======== TASK MATERIAL

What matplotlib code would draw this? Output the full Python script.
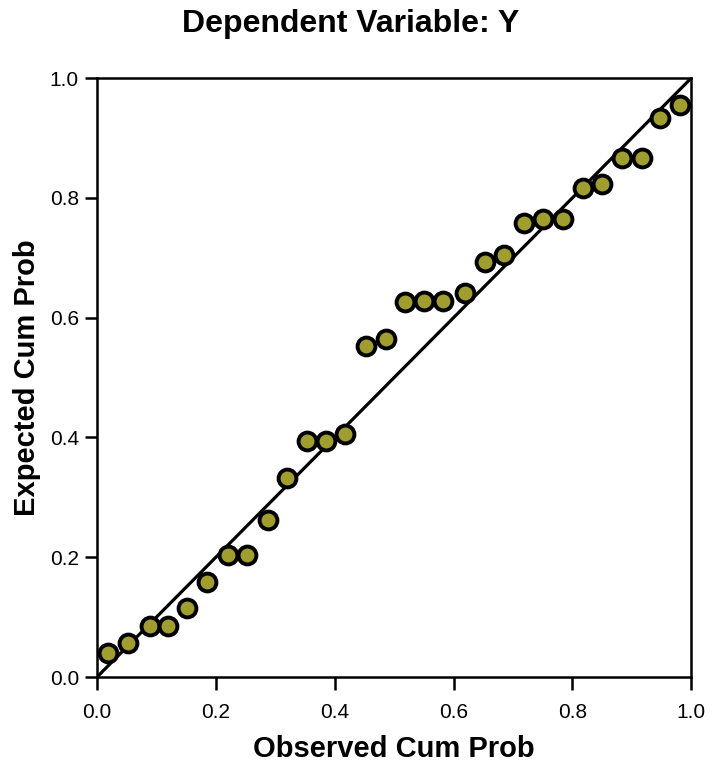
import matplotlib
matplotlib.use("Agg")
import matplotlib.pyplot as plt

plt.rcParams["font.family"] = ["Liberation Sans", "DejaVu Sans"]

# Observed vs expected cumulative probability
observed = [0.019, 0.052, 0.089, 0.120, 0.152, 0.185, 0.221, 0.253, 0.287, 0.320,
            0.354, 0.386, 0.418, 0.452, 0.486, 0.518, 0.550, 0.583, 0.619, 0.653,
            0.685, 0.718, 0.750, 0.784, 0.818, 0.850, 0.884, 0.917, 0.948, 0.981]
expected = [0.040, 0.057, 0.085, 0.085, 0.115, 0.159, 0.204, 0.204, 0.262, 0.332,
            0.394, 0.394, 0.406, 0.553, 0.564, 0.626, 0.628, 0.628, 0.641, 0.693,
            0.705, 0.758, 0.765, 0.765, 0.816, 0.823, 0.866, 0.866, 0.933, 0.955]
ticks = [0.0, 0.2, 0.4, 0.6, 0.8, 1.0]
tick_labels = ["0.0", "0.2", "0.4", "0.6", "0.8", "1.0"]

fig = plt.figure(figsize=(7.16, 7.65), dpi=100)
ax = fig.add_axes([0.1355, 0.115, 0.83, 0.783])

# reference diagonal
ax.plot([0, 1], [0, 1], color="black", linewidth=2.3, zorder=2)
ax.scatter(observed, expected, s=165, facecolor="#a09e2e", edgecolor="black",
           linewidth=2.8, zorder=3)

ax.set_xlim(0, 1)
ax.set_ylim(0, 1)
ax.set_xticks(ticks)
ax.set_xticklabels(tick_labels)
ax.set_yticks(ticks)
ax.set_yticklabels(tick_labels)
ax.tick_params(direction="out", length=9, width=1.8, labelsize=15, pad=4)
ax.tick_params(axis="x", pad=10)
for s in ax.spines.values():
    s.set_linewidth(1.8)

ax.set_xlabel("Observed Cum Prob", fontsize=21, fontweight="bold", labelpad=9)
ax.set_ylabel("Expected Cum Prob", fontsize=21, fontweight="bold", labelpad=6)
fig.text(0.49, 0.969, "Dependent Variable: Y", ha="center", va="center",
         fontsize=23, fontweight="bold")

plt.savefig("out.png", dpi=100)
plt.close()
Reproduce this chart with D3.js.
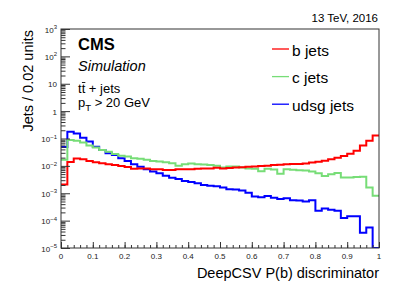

================

WHAT THIS TASK INVOLVES: Write every entry out again exactly, dropping the pictures.

REPLY TO THE EXERCISE:
What matplotlib code would draw this? Output the full Python script.
import matplotlib
matplotlib.use("Agg")
import matplotlib.pyplot as plt

plt.rcParams["font.family"] = ["Liberation Sans", "DejaVu Sans"]

# Observed vs expected cumulative probability
observed = [0.019, 0.052, 0.089, 0.120, 0.152, 0.185, 0.221, 0.253, 0.287, 0.320,
            0.354, 0.386, 0.418, 0.452, 0.486, 0.518, 0.550, 0.583, 0.619, 0.653,
            0.685, 0.718, 0.750, 0.784, 0.818, 0.850, 0.884, 0.917, 0.948, 0.981]
expected = [0.040, 0.057, 0.085, 0.085, 0.115, 0.159, 0.204, 0.204, 0.262, 0.332,
            0.394, 0.394, 0.406, 0.553, 0.564, 0.626, 0.628, 0.628, 0.641, 0.693,
            0.705, 0.758, 0.765, 0.765, 0.816, 0.823, 0.866, 0.866, 0.933, 0.955]
ticks = [0.0, 0.2, 0.4, 0.6, 0.8, 1.0]
tick_labels = ["0.0", "0.2", "0.4", "0.6", "0.8", "1.0"]

fig = plt.figure(figsize=(7.16, 7.65), dpi=100)
ax = fig.add_axes([0.1355, 0.115, 0.83, 0.783])

# reference diagonal
ax.plot([0, 1], [0, 1], color="black", linewidth=2.3, zorder=2)
ax.scatter(observed, expected, s=165, facecolor="#a09e2e", edgecolor="black",
           linewidth=2.8, zorder=3)

ax.set_xlim(0, 1)
ax.set_ylim(0, 1)
ax.set_xticks(ticks)
ax.set_xticklabels(tick_labels)
ax.set_yticks(ticks)
ax.set_yticklabels(tick_labels)
ax.tick_params(direction="out", length=9, width=1.8, labelsize=15, pad=4)
ax.tick_params(axis="x", pad=10)
for s in ax.spines.values():
    s.set_linewidth(1.8)

ax.set_xlabel("Observed Cum Prob", fontsize=21, fontweight="bold", labelpad=9)
ax.set_ylabel("Expected Cum Prob", fontsize=21, fontweight="bold", labelpad=6)
fig.text(0.49, 0.969, "Dependent Variable: Y", ha="center", va="center",
         fontsize=23, fontweight="bold")

plt.savefig("out.png", dpi=100)
plt.close()
Reproduce this chart with D3.js.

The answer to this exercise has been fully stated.